— Start of Records shown —

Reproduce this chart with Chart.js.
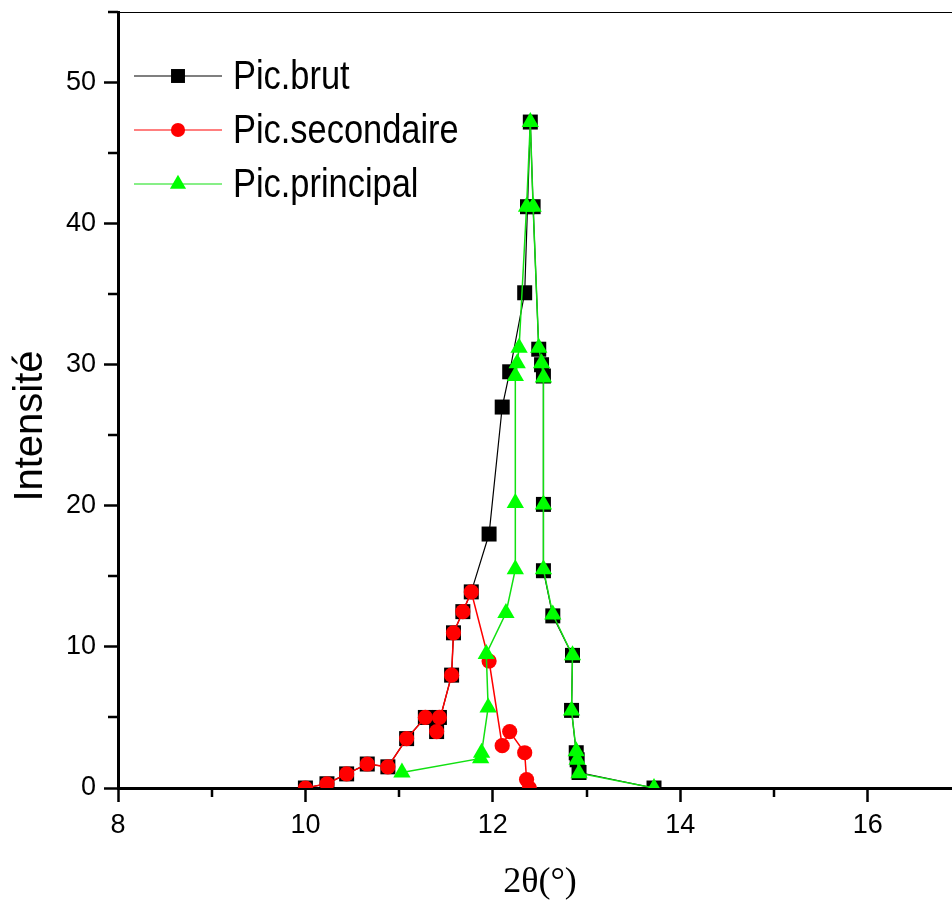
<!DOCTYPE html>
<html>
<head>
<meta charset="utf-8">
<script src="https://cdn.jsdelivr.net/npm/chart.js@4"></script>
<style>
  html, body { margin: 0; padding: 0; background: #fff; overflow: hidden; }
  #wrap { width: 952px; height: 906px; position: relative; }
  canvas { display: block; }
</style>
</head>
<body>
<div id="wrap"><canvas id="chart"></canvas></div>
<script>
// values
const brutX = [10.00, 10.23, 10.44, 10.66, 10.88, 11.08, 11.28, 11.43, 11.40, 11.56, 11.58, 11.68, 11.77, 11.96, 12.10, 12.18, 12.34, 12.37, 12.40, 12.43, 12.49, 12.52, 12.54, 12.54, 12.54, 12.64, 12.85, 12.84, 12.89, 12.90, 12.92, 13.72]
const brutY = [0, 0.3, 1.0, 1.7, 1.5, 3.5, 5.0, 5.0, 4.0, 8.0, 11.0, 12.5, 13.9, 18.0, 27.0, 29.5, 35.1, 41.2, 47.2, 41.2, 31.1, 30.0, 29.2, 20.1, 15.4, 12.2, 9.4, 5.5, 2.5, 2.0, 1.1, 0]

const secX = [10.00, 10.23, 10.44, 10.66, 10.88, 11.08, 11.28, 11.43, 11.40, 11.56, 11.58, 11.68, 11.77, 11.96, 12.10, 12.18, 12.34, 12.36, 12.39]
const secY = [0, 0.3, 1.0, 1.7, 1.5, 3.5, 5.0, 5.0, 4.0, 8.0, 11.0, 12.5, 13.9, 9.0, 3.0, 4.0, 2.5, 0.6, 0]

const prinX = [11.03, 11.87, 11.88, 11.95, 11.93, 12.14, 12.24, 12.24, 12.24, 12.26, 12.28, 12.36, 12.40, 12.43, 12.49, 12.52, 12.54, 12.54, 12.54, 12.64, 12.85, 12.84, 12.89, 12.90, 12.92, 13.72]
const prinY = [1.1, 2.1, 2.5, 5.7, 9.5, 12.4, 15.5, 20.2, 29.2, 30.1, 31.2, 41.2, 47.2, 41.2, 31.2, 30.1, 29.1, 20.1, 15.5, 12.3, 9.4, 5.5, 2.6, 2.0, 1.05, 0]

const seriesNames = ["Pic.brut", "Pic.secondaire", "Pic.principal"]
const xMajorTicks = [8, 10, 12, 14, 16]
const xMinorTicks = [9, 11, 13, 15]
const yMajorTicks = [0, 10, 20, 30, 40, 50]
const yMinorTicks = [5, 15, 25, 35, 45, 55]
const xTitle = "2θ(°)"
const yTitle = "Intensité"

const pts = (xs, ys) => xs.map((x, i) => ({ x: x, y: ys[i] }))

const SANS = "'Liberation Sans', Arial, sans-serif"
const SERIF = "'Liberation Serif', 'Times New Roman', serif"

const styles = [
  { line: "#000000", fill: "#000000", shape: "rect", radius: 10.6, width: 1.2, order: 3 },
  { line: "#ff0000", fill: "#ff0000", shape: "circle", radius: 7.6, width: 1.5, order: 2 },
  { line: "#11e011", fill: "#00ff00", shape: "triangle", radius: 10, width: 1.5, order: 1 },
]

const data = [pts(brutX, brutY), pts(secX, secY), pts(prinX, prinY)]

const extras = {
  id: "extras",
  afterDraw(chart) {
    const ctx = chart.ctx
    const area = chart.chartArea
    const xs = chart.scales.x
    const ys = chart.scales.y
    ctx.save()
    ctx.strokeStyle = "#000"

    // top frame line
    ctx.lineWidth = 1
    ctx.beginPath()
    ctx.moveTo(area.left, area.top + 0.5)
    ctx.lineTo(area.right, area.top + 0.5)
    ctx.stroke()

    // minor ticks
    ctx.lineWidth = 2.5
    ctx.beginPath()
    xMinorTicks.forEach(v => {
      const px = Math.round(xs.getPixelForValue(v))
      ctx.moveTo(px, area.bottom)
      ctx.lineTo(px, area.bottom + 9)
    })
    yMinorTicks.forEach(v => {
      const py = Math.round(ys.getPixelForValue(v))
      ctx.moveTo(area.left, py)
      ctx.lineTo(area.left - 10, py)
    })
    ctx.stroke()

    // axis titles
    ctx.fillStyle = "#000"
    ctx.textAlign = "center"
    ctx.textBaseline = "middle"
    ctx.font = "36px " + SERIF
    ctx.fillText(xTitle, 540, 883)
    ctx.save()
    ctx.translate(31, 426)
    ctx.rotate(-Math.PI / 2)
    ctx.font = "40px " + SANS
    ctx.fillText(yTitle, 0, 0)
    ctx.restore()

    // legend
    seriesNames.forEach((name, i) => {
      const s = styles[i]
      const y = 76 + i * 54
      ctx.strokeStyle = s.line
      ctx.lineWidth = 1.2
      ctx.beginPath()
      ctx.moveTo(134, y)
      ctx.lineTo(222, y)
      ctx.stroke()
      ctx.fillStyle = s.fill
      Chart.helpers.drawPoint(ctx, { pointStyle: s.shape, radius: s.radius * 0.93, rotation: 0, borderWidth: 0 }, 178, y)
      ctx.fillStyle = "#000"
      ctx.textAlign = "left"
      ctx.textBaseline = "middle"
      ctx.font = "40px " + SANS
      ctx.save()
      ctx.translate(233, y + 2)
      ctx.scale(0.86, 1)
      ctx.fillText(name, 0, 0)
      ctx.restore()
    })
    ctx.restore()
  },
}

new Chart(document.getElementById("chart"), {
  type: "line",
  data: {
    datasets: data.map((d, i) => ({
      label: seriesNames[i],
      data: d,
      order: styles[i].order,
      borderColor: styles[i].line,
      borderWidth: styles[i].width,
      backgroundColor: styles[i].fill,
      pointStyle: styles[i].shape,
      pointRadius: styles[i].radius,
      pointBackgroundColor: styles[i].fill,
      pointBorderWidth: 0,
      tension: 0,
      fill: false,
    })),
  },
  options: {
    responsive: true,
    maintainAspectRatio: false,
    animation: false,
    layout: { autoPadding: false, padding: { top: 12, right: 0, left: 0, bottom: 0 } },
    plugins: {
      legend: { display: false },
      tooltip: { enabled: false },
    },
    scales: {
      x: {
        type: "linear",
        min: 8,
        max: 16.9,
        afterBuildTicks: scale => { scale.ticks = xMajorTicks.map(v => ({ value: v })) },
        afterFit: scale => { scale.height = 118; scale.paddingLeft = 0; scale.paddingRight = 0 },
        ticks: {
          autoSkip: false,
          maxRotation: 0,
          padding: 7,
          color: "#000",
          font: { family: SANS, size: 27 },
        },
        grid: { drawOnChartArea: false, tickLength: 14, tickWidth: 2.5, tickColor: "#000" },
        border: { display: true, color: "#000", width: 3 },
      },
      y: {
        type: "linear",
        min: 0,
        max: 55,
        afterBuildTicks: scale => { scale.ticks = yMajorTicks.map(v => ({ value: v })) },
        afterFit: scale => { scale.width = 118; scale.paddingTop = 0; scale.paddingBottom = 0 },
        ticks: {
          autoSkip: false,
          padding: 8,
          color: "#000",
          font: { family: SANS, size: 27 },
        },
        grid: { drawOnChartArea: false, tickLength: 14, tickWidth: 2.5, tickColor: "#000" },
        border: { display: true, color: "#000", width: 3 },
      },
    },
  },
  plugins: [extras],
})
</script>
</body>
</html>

— End of Records shown —
— Start of Records shown —

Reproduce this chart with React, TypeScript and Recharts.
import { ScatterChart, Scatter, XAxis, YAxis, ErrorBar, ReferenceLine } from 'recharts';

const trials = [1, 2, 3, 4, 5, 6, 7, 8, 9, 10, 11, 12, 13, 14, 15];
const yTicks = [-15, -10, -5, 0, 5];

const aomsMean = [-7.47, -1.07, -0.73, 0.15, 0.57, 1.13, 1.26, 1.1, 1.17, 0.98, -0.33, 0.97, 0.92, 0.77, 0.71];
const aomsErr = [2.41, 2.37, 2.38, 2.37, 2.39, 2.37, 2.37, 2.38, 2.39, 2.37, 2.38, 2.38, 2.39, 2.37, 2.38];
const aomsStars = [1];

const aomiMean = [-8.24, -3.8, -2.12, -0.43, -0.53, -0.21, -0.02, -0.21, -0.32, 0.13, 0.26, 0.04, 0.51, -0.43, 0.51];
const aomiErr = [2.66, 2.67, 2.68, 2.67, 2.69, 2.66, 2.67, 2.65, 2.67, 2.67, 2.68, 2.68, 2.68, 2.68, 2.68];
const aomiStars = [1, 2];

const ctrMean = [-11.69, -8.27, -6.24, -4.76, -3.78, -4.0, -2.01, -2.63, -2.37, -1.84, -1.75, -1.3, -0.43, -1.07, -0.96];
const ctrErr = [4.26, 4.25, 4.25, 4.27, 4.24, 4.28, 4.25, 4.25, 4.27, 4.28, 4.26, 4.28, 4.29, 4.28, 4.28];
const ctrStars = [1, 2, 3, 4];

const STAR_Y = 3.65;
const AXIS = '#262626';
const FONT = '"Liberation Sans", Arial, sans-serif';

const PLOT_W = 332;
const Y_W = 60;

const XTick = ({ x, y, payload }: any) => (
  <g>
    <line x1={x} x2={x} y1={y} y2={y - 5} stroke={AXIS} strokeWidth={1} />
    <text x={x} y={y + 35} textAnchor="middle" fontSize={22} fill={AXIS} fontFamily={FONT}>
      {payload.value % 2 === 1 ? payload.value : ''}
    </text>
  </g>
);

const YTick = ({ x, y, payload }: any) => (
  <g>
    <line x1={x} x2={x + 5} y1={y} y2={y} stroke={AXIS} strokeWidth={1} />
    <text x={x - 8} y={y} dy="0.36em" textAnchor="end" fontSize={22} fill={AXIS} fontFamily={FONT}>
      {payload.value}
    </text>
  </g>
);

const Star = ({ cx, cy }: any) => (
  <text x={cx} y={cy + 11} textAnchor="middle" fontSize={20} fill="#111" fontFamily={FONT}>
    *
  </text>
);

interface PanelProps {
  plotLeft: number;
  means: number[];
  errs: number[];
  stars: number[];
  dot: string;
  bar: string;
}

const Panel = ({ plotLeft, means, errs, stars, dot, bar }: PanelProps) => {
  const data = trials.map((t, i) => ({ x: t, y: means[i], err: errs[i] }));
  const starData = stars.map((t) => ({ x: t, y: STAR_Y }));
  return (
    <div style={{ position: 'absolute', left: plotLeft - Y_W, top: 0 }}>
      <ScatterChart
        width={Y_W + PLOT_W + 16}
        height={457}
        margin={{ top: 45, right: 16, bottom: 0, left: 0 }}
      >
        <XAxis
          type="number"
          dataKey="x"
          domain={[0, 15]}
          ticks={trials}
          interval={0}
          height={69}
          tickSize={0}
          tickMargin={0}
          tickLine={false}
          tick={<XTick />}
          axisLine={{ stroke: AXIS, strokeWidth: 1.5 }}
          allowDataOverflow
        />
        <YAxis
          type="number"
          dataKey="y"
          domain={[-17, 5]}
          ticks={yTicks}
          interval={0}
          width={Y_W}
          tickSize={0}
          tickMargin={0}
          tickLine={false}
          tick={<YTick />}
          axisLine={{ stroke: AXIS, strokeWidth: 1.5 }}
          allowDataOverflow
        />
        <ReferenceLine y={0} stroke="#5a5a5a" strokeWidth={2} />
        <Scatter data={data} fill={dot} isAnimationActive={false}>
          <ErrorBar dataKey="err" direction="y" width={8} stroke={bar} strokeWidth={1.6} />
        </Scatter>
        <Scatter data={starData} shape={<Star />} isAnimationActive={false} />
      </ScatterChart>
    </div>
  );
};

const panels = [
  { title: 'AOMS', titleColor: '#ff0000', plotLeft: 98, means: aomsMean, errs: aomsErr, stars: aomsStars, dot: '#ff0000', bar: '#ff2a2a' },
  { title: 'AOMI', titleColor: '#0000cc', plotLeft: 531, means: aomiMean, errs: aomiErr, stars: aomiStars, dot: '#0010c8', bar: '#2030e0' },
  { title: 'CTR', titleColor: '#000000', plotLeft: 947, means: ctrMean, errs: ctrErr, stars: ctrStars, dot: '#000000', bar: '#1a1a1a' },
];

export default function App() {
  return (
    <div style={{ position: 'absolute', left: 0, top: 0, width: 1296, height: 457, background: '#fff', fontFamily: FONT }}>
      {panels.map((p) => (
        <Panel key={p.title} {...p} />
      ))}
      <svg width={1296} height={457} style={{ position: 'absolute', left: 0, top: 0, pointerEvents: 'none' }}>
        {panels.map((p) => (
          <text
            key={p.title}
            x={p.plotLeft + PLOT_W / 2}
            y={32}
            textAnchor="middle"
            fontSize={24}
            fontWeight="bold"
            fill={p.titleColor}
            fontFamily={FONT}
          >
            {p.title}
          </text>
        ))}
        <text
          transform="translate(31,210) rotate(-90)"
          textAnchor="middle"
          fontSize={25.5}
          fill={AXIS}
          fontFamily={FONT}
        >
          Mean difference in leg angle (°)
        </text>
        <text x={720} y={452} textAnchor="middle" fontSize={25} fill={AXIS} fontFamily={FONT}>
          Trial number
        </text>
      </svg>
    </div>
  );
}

— End of Records shown —

Written task → Pictures excluded, give again exactly and only the lines of the material above from the line with "Reproduce this chart with Chart.js." through the line with "2.0, 1.05, 0]".

Answer →
Reproduce this chart with Chart.js.
<!DOCTYPE html>
<html>
<head>
<meta charset="utf-8">
<script src="https://cdn.jsdelivr.net/npm/chart.js@4"></script>
<style>
  html, body { margin: 0; padding: 0; background: #fff; overflow: hidden; }
  #wrap { width: 952px; height: 906px; position: relative; }
  canvas { display: block; }
</style>
</head>
<body>
<div id="wrap"><canvas id="chart"></canvas></div>
<script>
// values
const brutX = [10.00, 10.23, 10.44, 10.66, 10.88, 11.08, 11.28, 11.43, 11.40, 11.56, 11.58, 11.68, 11.77, 11.96, 12.10, 12.18, 12.34, 12.37, 12.40, 12.43, 12.49, 12.52, 12.54, 12.54, 12.54, 12.64, 12.85, 12.84, 12.89, 12.90, 12.92, 13.72]
const brutY = [0, 0.3, 1.0, 1.7, 1.5, 3.5, 5.0, 5.0, 4.0, 8.0, 11.0, 12.5, 13.9, 18.0, 27.0, 29.5, 35.1, 41.2, 47.2, 41.2, 31.1, 30.0, 29.2, 20.1, 15.4, 12.2, 9.4, 5.5, 2.5, 2.0, 1.1, 0]

const secX = [10.00, 10.23, 10.44, 10.66, 10.88, 11.08, 11.28, 11.43, 11.40, 11.56, 11.58, 11.68, 11.77, 11.96, 12.10, 12.18, 12.34, 12.36, 12.39]
const secY = [0, 0.3, 1.0, 1.7, 1.5, 3.5, 5.0, 5.0, 4.0, 8.0, 11.0, 12.5, 13.9, 9.0, 3.0, 4.0, 2.5, 0.6, 0]

const prinX = [11.03, 11.87, 11.88, 11.95, 11.93, 12.14, 12.24, 12.24, 12.24, 12.26, 12.28, 12.36, 12.40, 12.43, 12.49, 12.52, 12.54, 12.54, 12.54, 12.64, 12.85, 12.84, 12.89, 12.90, 12.92, 13.72]
const prinY = [1.1, 2.1, 2.5, 5.7, 9.5, 12.4, 15.5, 20.2, 29.2, 30.1, 31.2, 41.2, 47.2, 41.2, 31.2, 30.1, 29.1, 20.1, 15.5, 12.3, 9.4, 5.5, 2.6, 2.0, 1.05, 0]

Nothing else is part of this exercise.